If the court based its judgment on the conclusion that the Police Jury was negligent, we disagree as explained above. We find the Police Jury acted reasonably in setting up the two barricades and three signs. The signs were in place prior to the accident. Although the Police Jury certainly had an obligation to take reasonable steps to ascertain whether or not the signs remained in position, they can hardly be expected to have discovered these signs had been removed during this nocturnal period.
The trial court mentioned the Tangi-pahoa Parish Sheriff’s Office had been informed of the first accident, possibly implying this served as notice to the Police Jury. We cannot agree. The Police Jury and the Sheriff’s office are two separate entities. The Police Jury is the governing body of the parish while the Sheriff’s office serves an entirely different function. Although both are political subdivisions of the state, notice to one cannot be construed as notice to the other. Since there is no evidence in the record showing that the Sheriff’s office actually conveyed the information about the accident to the Police Jury authorities, we find it irrelevant that the Sheriff’s office had been notified.
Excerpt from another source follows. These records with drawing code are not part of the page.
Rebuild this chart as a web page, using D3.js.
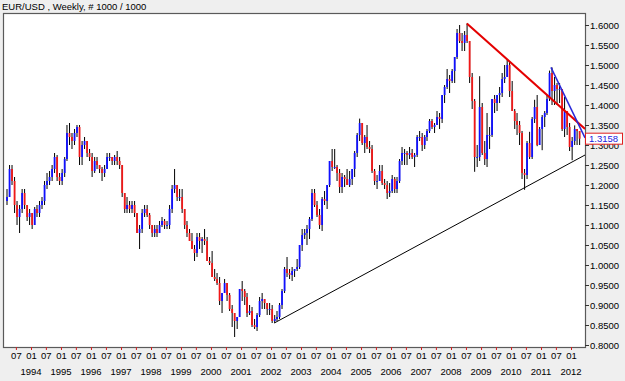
<!DOCTYPE html>
<html lang="en">
<head>
<meta charset="utf-8">
<title>EUR/USD Weekly</title>
<script src="https://cdn.jsdelivr.net/npm/d3@7"></script>
<style>
  body { margin: 0; background: #efefef; }
  svg { display: block; font-family: "Liberation Sans", Arial, sans-serif; }
</style>
</head>
<body>
<svg id="chart" width="625" height="381"></svg>
<script>
// monthly bars (Mar 1993 .. Apr 2012)
const firstMonth = "1993-03";
const firstOpen = 1.16;

const high = [
  1.19,1.25,1.25,1.22,1.16,1.15,1.19,1.19,1.15,1.14,                 // 1993
  1.13,1.145,1.15,1.16,1.17,1.21,1.23,1.235,1.25,1.28,1.275,1.23,    // 1994
  1.24,1.27,1.35,1.355,1.33,1.34,1.35,1.35,1.31,1.32,1.31,1.29,      // 1995
  1.28,1.27,1.27,1.25,1.245,1.25,1.28,1.28,1.27,1.275,1.285,1.27,    // 1996
  1.25,1.18,1.17,1.16,1.16,1.16,1.13,1.10,1.14,1.15,1.15,1.13,       // 1997
  1.10,1.10,1.10,1.11,1.12,1.115,1.11,1.15,1.20,1.24,1.20,1.19,      // 1998
  1.19,1.14,1.11,1.09,1.08,1.05,1.08,1.08,1.07,1.09,1.07,1.02,       // 1999
  1.035,0.99,0.98,0.97,0.93,0.965,0.955,0.93,0.90,0.88,0.87,0.94,    // 2000
  0.96,0.94,0.93,0.90,0.895,0.865,0.88,0.92,0.93,0.915,0.905,0.905,  // 2001
  0.90,0.875,0.885,0.905,0.94,0.995,1.02,0.99,0.995,0.99,1.015,1.05, // 2002
  1.09,1.09,1.10,1.12,1.19,1.19,1.16,1.14,1.17,1.185,1.20,1.26,      // 2003
  1.29,1.29,1.25,1.24,1.23,1.225,1.24,1.235,1.24,1.285,1.33,1.366,   // 2004
  1.355,1.325,1.35,1.31,1.30,1.24,1.225,1.25,1.25,1.215,1.21,1.205,  // 2005
  1.225,1.22,1.22,1.265,1.295,1.29,1.285,1.295,1.29,1.28,1.325,1.335,// 2006
  1.33,1.325,1.34,1.365,1.365,1.355,1.385,1.38,1.425,1.45,1.49,1.475,// 2007
  1.49,1.52,1.59,1.60,1.58,1.585,1.604,1.56,1.48,1.415,1.30,1.472,   // 2008
  1.405,1.31,1.38,1.345,1.415,1.425,1.425,1.445,1.48,1.50,1.514,1.51,// 2009
  1.46,1.39,1.38,1.36,1.335,1.24,1.31,1.333,1.37,1.413,1.425,1.345,  // 2010
  1.375,1.385,1.425,1.486,1.494,1.47,1.455,1.455,1.44,1.42,1.385,1.355, // 2011
  1.32,1.349,1.338,1.335                                              // 2012
];

const low = [
  1.15,1.17,1.20,1.13,1.10,1.08,1.13,1.14,1.11,1.10,                 // 1993
  1.09,1.10,1.12,1.12,1.14,1.15,1.19,1.20,1.21,1.23,1.21,1.20,       // 1994
  1.20,1.22,1.26,1.30,1.29,1.30,1.32,1.25,1.25,1.29,1.27,1.26,       // 1995
  1.22,1.23,1.24,1.23,1.21,1.22,1.24,1.26,1.25,1.25,1.25,1.24,       // 1996
  1.17,1.13,1.13,1.13,1.13,1.12,1.08,1.04,1.08,1.12,1.12,1.09,       // 1997
  1.07,1.07,1.07,1.08,1.095,1.09,1.09,1.09,1.13,1.18,1.16,1.16,      // 1998
  1.13,1.09,1.07,1.06,1.04,1.01,1.02,1.04,1.03,1.05,1.01,1.00,       // 1999
  0.97,0.96,0.95,0.90,0.88,0.93,0.91,0.885,0.845,0.82,0.84,0.87,     // 2000
  0.91,0.90,0.87,0.875,0.845,0.84,0.835,0.87,0.89,0.89,0.875,0.875,  // 2001
  0.855,0.855,0.86,0.865,0.89,0.93,0.97,0.965,0.96,0.97,0.985,0.99,  // 2002
  1.035,1.065,1.05,1.065,1.11,1.145,1.12,1.09,1.085,1.15,1.14,1.195, // 2003
  1.235,1.24,1.21,1.18,1.18,1.195,1.20,1.195,1.20,1.22,1.27,1.31,    // 2004
  1.30,1.28,1.29,1.28,1.23,1.20,1.19,1.21,1.20,1.19,1.165,1.17,      // 2005
  1.18,1.18,1.18,1.205,1.25,1.25,1.25,1.265,1.265,1.245,1.27,1.31,   // 2006
  1.285,1.29,1.31,1.33,1.34,1.33,1.35,1.34,1.355,1.405,1.44,1.43,    // 2007
  1.455,1.455,1.515,1.555,1.535,1.535,1.555,1.455,1.39,1.233,1.245,1.26, // 2008
  1.275,1.25,1.245,1.29,1.32,1.38,1.385,1.405,1.42,1.455,1.47,1.42,  // 2009
  1.385,1.34,1.325,1.30,1.215,1.188,1.215,1.265,1.265,1.355,1.297,1.30, // 2010
  1.287,1.345,1.375,1.41,1.40,1.40,1.40,1.405,1.335,1.32,1.325,1.285,// 2011
  1.262,1.30,1.30,1.30                                                // 2012
];

const close = [
  1.17,1.24,1.21,1.15,1.12,1.14,1.18,1.15,1.12,1.13,                 // 1993
  1.10,1.14,1.13,1.15,1.16,1.20,1.21,1.22,1.24,1.27,1.22,1.21,       // 1994
  1.23,1.265,1.33,1.32,1.31,1.33,1.345,1.27,1.30,1.31,1.28,1.27,     // 1995
  1.235,1.26,1.25,1.24,1.23,1.24,1.27,1.27,1.26,1.27,1.26,1.25,      // 1996
  1.18,1.14,1.15,1.14,1.15,1.13,1.08,1.09,1.13,1.14,1.125,1.10,      // 1997
  1.08,1.09,1.08,1.10,1.11,1.10,1.10,1.14,1.19,1.20,1.17,1.17,       // 1998
  1.14,1.10,1.08,1.06,1.04,1.03,1.07,1.06,1.065,1.06,1.01,1.005,     // 1999
  0.97,0.965,0.955,0.91,0.93,0.955,0.925,0.89,0.88,0.86,0.87,0.94,   // 2000
  0.935,0.92,0.88,0.885,0.85,0.845,0.875,0.91,0.915,0.905,0.89,0.89, // 2001
  0.86,0.865,0.87,0.90,0.935,0.99,0.98,0.975,0.985,0.99,0.995,1.05,  // 2002
  1.075,1.08,1.09,1.115,1.18,1.15,1.125,1.10,1.165,1.16,1.20,1.26,   // 2003
  1.245,1.245,1.23,1.195,1.22,1.215,1.20,1.215,1.24,1.28,1.325,1.355,// 2004
  1.305,1.32,1.295,1.29,1.235,1.21,1.21,1.235,1.205,1.20,1.18,1.185, // 2005
  1.215,1.19,1.21,1.26,1.28,1.28,1.275,1.28,1.27,1.275,1.32,1.32,    // 2006
  1.30,1.32,1.335,1.36,1.345,1.35,1.37,1.365,1.425,1.445,1.465,1.46, // 2007
  1.485,1.52,1.58,1.56,1.555,1.575,1.56,1.47,1.41,1.27,1.27,1.395,   // 2008
  1.28,1.265,1.325,1.325,1.415,1.405,1.425,1.43,1.465,1.47,1.50,1.435, // 2009
  1.385,1.36,1.35,1.33,1.23,1.225,1.305,1.27,1.365,1.395,1.30,1.34,  // 2010
  1.37,1.38,1.415,1.48,1.435,1.45,1.44,1.44,1.34,1.385,1.345,1.295,  // 2011
  1.31,1.34,1.335,1.3158                                              // 2012
];

const lastPrice = 1.3158;

const yTicks = [0.80,0.85,0.90,0.95,1.00,1.05,1.10,1.15,1.20,1.25,1.30,1.35,1.40,1.45,1.50,1.55,1.60];
const years = [1994,1995,1996,1997,1998,1999,2000,2001,2002,2003,2004,2005,2006,2007,2008,2009,2010,2011,2012];

// hand-drawn trendlines: [start date, price, end date, price]
const trendNames = ["support", "topLine", "recentTop"];
const trendPoints = [
  ["2002-02-10", 0.855, "2012-06-20", 1.275],
  ["2008-07-12", 1.604, "2012-06-20", 1.340],
  ["2011-05-02", 1.494, "2012-06-20", 1.318]
];
const trendStyle = {
  support:   { color: "#000000", width: 1 },
  topLine:   { color: "#e40000", width: 2 },
  recentTop: { color: "#2828d8", width: 1.5 }
};

const svg = d3.select("#chart");
const plotLeft = 3, plotRight = 585, plotTop = 13, plotBottom = 347;

const parseM = d3.timeParse("%Y-%m");
const parseD = d3.timeParse("%Y-%m-%d");

const x = d3.scaleTime()
  .domain([new Date(1994, 0, 1), new Date(2012, 0, 1)])
  .range([31, 571]);
const y = d3.scaleLinear().domain([0.8, 1.6]).range([345, 25]);

// build bars
const start = parseM(firstMonth);
const bars = close.map(function(c, i) {
  const d = d3.timeMonth.offset(start, i);
  return {
    date: new Date(d.getFullYear(), d.getMonth(), 15),
    open: i === 0 ? firstOpen : close[i - 1],
    high: high[i], low: low[i], close: c
  };
});

// title
svg.append("text")
  .attr("x", 2).attr("y", 10)
  .attr("font-size", "9.5px").attr("fill", "#000")
  .text("EUR/USD , Weekly, # 1000 / 1000");

// plot area
svg.append("rect")
  .attr("x", plotLeft + 0.5).attr("y", plotTop + 0.5)
  .attr("width", plotRight - plotLeft).attr("height", plotBottom - plotTop)
  .attr("fill", "#fff").attr("stroke", "#5a5a5a").attr("stroke-width", 1.2);

svg.append("clipPath").attr("id", "plotclip")
  .append("rect").attr("x", plotLeft + 1).attr("y", plotTop + 1)
  .attr("width", plotRight - plotLeft - 1).attr("height", plotBottom - plotTop - 1);

const plot = svg.append("g").attr("clip-path", "url(#plotclip)");

// wicks
plot.selectAll("line.wick").data(bars).enter().append("line")
  .attr("class", "wick")
  .attr("x1", d => x(d.date)).attr("x2", d => x(d.date))
  .attr("y1", d => y(Math.max(d.high, d.open, d.close)))
  .attr("y2", d => y(Math.min(d.low, d.open, d.close)))
  .attr("stroke", "#000").attr("stroke-width", 1);

// bodies
plot.selectAll("rect.body").data(bars).enter().append("rect")
  .attr("class", "body")
  .attr("x", d => x(d.date) - 0.9)
  .attr("width", 1.8)
  .attr("y", d => y(Math.max(d.open, d.close)))
  .attr("height", d => Math.max(1, Math.abs(y(d.open) - y(d.close))))
  .attr("fill", d => d.close >= d.open ? "#1010ff" : "#f01818");

// trendlines
plot.selectAll("line.trend").data(trendPoints).enter().append("line")
  .attr("class", "trend")
  .attr("x1", d => x(parseD(d[0]))).attr("y1", d => y(d[1]))
  .attr("x2", d => x(parseD(d[2]))).attr("y2", d => y(d[3]))
  .attr("stroke", (d, i) => trendStyle[trendNames[i]].color)
  .attr("stroke-width", (d, i) => trendStyle[trendNames[i]].width);

// right price axis
const yAxis = svg.append("g")
  .attr("transform", "translate(" + plotRight + ",0)")
  .call(d3.axisRight(y).tickValues(yTicks).tickFormat(d3.format(".4f"))
    .tickSize(4).tickPadding(1));
yAxis.select(".domain").remove();
yAxis.selectAll(".tick line").attr("stroke", "#333");
yAxis.selectAll(".tick text")
  .attr("font-size", "9.5px").attr("font-family", "Liberation Sans, Arial, sans-serif")
  .attr("fill", "#000");

// last price marker
svg.append("rect")
  .attr("x", plotRight + 0.5).attr("y", y(lastPrice) - 5.5)
  .attr("width", 37).attr("height", 11)
  .attr("fill", "#fff").attr("stroke", "#e02020").attr("stroke-width", 1);
svg.append("text")
  .attr("x", plotRight + 4).attr("y", y(lastPrice) + 3.5)
  .attr("font-size", "9.5px").attr("fill", "#1a1adf")
  .text(lastPrice.toFixed(4));

// bottom time axis
const tickDates = [];
years.forEach(function(yr) {
  tickDates.push(new Date(yr - 1, 6, 1));
  tickDates.push(new Date(yr, 0, 1));
});
const xAxis = svg.append("g")
  .attr("transform", "translate(0," + plotBottom + ")")
  .call(d3.axisBottom(x).tickValues(tickDates)
    .tickFormat(d3.timeFormat("%m")).tickSize(3).tickPadding(2));
xAxis.select(".domain").remove();
xAxis.selectAll(".tick line").attr("stroke", "#d02020");
xAxis.selectAll(".tick text")
  .attr("font-size", "9.5px").attr("font-family", "Liberation Sans, Arial, sans-serif")
  .attr("fill", "#000");

svg.append("g").selectAll("text").data(years).enter().append("text")
  .attr("x", d => x(new Date(d, 0, 1)))
  .attr("y", 375)
  .attr("text-anchor", "middle")
  .attr("font-size", "9.5px").attr("fill", "#000")
  .text(d => d);
</script>
</body>
</html>
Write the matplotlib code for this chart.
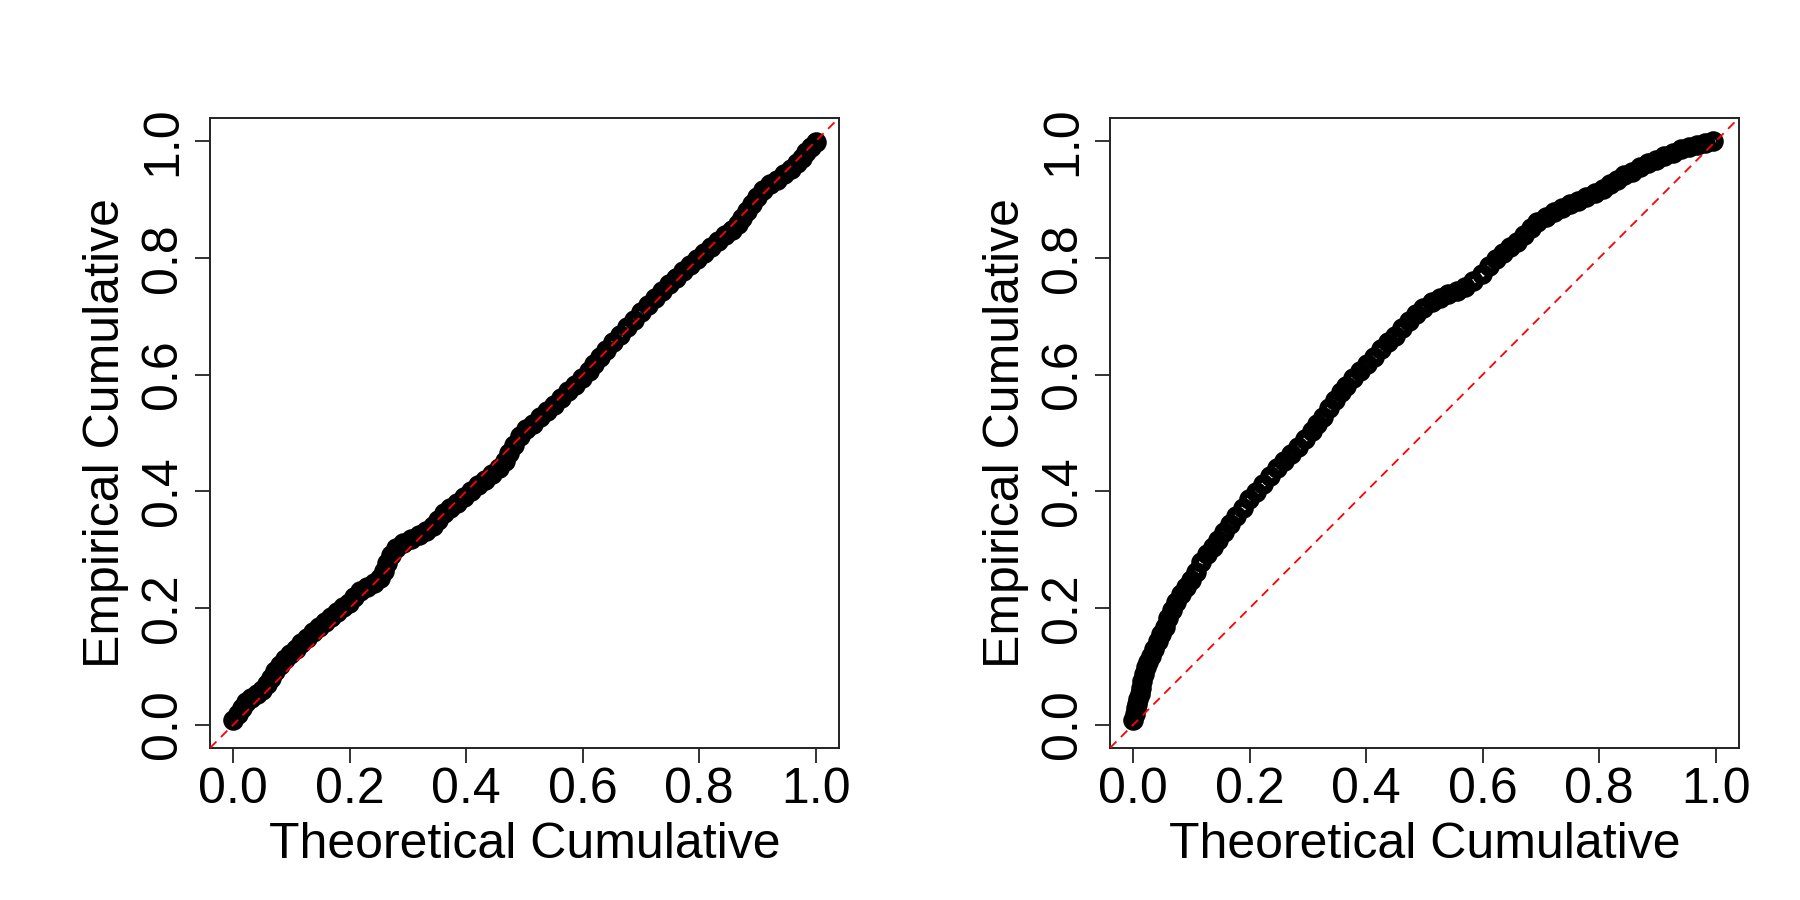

Counsel for both parties argue in their briefs the liability should be analyzed in terms of La.Civ.Code art. 2317. Even if the trial court had relied on this theory we feel the facts of the case are not appropriate for the application of this article. In order for article 2317 to be applicable the defendant must be the custodian of a “defective thing.” On the one hand a bridge under construction can be said to be “totally defective” as a useful bridge and would certainly pose an unreasonable risk to anyone attempting to traverse it in the usual manner. On the other hand a bridge under construction, when properly marked and barricaded, is not a defective thing at all. *701The “road closed” warnings and barricades informed the public the bridge had ceased to function as a usable passageway and should not have presented an undue risk to anyone. Since the “thing” under the custody of the Police Jury (the well marked and barricaded construction site) was not “defective” in the usual sense of the word, article 2317 has no application.
As a practical matter, application of article 2317 would not change the result in this case because the damage was caused by the act of a third person (Mr. Ard) when he negligently destroyed the warning signs and barricades. The fault of a third person is sufficient to relieve the Police Jury of liability under article 2317. Loescher v. Parr, 324 So.2d 441 (La.1975), rehearing denied 1976.
In failing to find the damage was caused by the negligence of a third party, rather than by the negligence of the Police Jury, the trial court erred. Accordingly, the judgment of the trial court is reversed. Appellee is to pay all costs.
REVERSED.
WATKINS, J., concurs and assigns reasons.